Russian Telegram channels began advertising for recruitment into existing volunteer battalions after ceasing such recruitment calls in September 2022 at the start of involuntary reserve mobilization.

Some local Russian officials are also setting up mobile recruitment centers to advertise voluntary military contract service — a phenomenon that ISW observed during the previous volunteer recruitment campaign between late May 2022 and September 2022.

Russian officials are even advertising contract service in unusual places: A Moscow-based psychiatrist is reportedly calling on suicidal men to enlist.

Russian ultranationalist social media networks are also increasingly advertising recruitment for Wagner Group units across almost 30 Russian cities.

Ukrainian officials observed instances of Russian occupation officials registering male teenagers born in 2006 from occupied Luhansk region for military service.

The Ukrainian General Staff also reported that military recruitment centers in occupied Donetsk region received instructions to clarify personal credentials of reserve officers under 65 years of age, and soldiers, sergeants, and warrant offices under the age of 50.

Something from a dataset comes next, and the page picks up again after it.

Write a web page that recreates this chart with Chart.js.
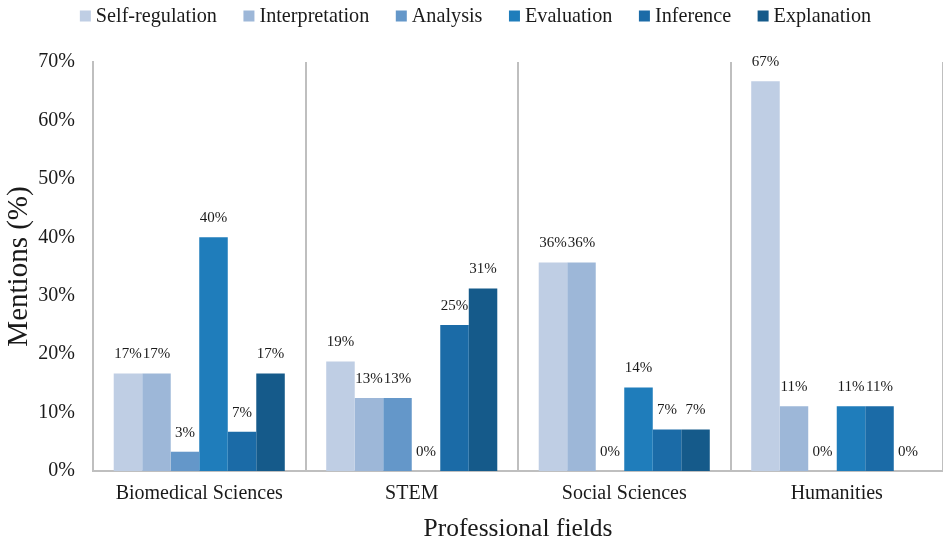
<!DOCTYPE html>
<html>
<head>
<meta charset="utf-8">
<script src="https://cdn.jsdelivr.net/npm/chart.js@4.4.0/dist/chart.umd.min.js"></script>
<style>
  html, body { margin: 0; padding: 0; background: #fff; }
  #wrap { width: 943px; height: 545px; }
</style>
</head>
<body>
<div id="wrap"><canvas id="skillsChart"></canvas></div>
<script>
// --- Data ---
const fields = ['Biomedical Sciences', 'STEM', 'Social Sciences', 'Humanities'];
const selfRegulation = [16.7, 18.75, 35.7, 66.7];
const interpretation = [16.7, 12.5, 35.7, 11.1];
const analysis = [3.3, 12.5, 0, 0];
const evaluation = [40, 0, 14.3, 11.1];
const inference = [6.7, 25, 7.1, 11.1];
const explanation = [16.7, 31.25, 7.1, 0];
const yTicks = [0, 10, 20, 30, 40, 50, 60, 70];

const serif = '"Liberation Serif", "Times New Roman", serif';
const textColor = '#1a1a1a';
const axisGray = '#bfbfbf';

// percentage above each bar
const barLabels = {
    id: 'barLabels',
    afterDatasetsDraw(chart) {
        const ctx = chart.ctx;
        ctx.save();
        ctx.font = '15px ' + serif;
        ctx.fillStyle = textColor;
        ctx.textAlign = 'center';
        ctx.textBaseline = 'middle';
        chart.data.datasets.forEach((ds, i) => {
            const meta = chart.getDatasetMeta(i);
            meta.data.forEach((bar, j) => {
                ctx.fillText(Math.round(ds.data[j]) + '%', bar.x, bar.y - 19);
            });
        });
        ctx.restore();
    }
};

// legend row across the top (small box, tight gap to the text)
const topLegend = {
    id: 'topLegend',
    afterDraw(chart) {
        const ctx = chart.ctx;
        const box = 11, gap = 5, spacing = 26.5;
        ctx.save();
        ctx.font = '20.2px ' + serif;
        ctx.textBaseline = 'middle';
        ctx.textAlign = 'left';
        const items = chart.data.datasets.map(ds => ({ text: ds.label, color: ds.backgroundColor, w: ctx.measureText(ds.label).width }));
        let total = items.reduce((s, it) => s + box + gap + it.w, 0) + spacing * (items.length - 1);
        let x = (chart.width - total) / 2 + 4;
        const y = 16;
        items.forEach(it => {
            ctx.fillStyle = it.color;
            ctx.fillRect(x, y - box / 2, box, box);
            ctx.fillStyle = textColor;
            ctx.fillText(it.text, x + box + gap, y + 1);
            x += box + gap + it.w + spacing;
        });
        ctx.restore();
    }
};

const series = [
    { label: 'Self-regulation', data: selfRegulation, color: '#bfcee4' },
    { label: 'Interpretation', data: interpretation, color: '#9db7d8' },
    { label: 'Analysis', data: analysis, color: '#6497c9' },
    { label: 'Evaluation', data: evaluation, color: '#1f7dbb' },
    { label: 'Inference', data: inference, color: '#1b6ba7' },
    { label: 'Explanation', data: explanation, color: '#155a8a' }
];

new Chart(document.getElementById('skillsChart'), {
    type: 'bar',
    data: {
        labels: fields,
        datasets: series.map(s => ({
            label: s.label,
            data: s.data,
            backgroundColor: s.color,
            borderWidth: 0,
            barPercentage: 1,
            categoryPercentage: 0.805
        }))
    },
    options: {
        responsive: true,
        maintainAspectRatio: false,
        animation: false,
        layout: { padding: { left: 0, right: 0, top: 62, bottom: 0 } },
        plugins: {
            legend: { display: false },
            tooltip: { enabled: false }
        },
        scales: {
            x: {
                afterFit: axis => { axis.height = 74; },
                grid: { display: true, offset: true, color: axisGray, drawTicks: false, lineWidth: 2 },
                border: { display: true, color: axisGray, width: 2 },
                ticks: { font: { family: serif, size: 20 }, color: textColor, padding: 11 },
                title: {
                    display: true,
                    text: 'Professional fields',
                    font: { family: serif, size: 25.5 },
                    color: textColor,
                    padding: { top: 6, bottom: 0 }
                }
            },
            y: {
                min: 0,
                max: 70,
                afterFit: axis => { axis.width = 93; },
                afterBuildTicks: axis => { axis.ticks = yTicks.map(v => ({ value: v })); },
                grid: { display: false, drawTicks: false },
                border: { display: true, color: axisGray, width: 2 },
                ticks: {
                    font: { family: serif, size: 20 },
                    color: textColor,
                    padding: 18,
                    callback: v => v + '%'
                },
                title: {
                    display: true,
                    text: 'Mentions (%)',
                    font: { family: serif, size: 29 },
                    color: textColor,
                    padding: { top: 2, bottom: 2 }
                }
            }
        }
    },
    plugins: [barLabels, topLegend]
});
</script>
</body>
</html>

Russian officials had extensively conducted similar crypto-mobilization in occupied Ukrainian territories throughout the war, especially over the summer.

Such voluntary recruitment drives may also indicate that the Kremlin is running out of combat-ready reserves to continue its offensive operations past the Battle of Bakhmut and its failed offensives around Vuhledar and in Luhansk region. 

ISW assessed on February 26 that Russian President Vladimir Putin had turned to voluntary recruitment campaigns in late May 2022, when the Russian military began to run out of reserves as it was conducting a costly offensive on the Severodonetsk-Lysychansk line — over a month before the Russian attack culminated in Luhansk region.

Putin later abandoned his country-wide and summer-long volunteer recruitment campaign and ordered an involuntary reservist call-up in response to the sweeping Ukrainian counteroffensive in Kharkiv region in September 2022.

The Kremlin may be repeating similar efforts in hopes that such irregular forces will be sufficient to retain Russian initiative on the frontline. Russian veterans and milbloggers, however, observed that Russia will not be able to achieve its objectives of reaching the administrative borders of Donetsk region without the large-scale mobilization of personnel, economy, and industry.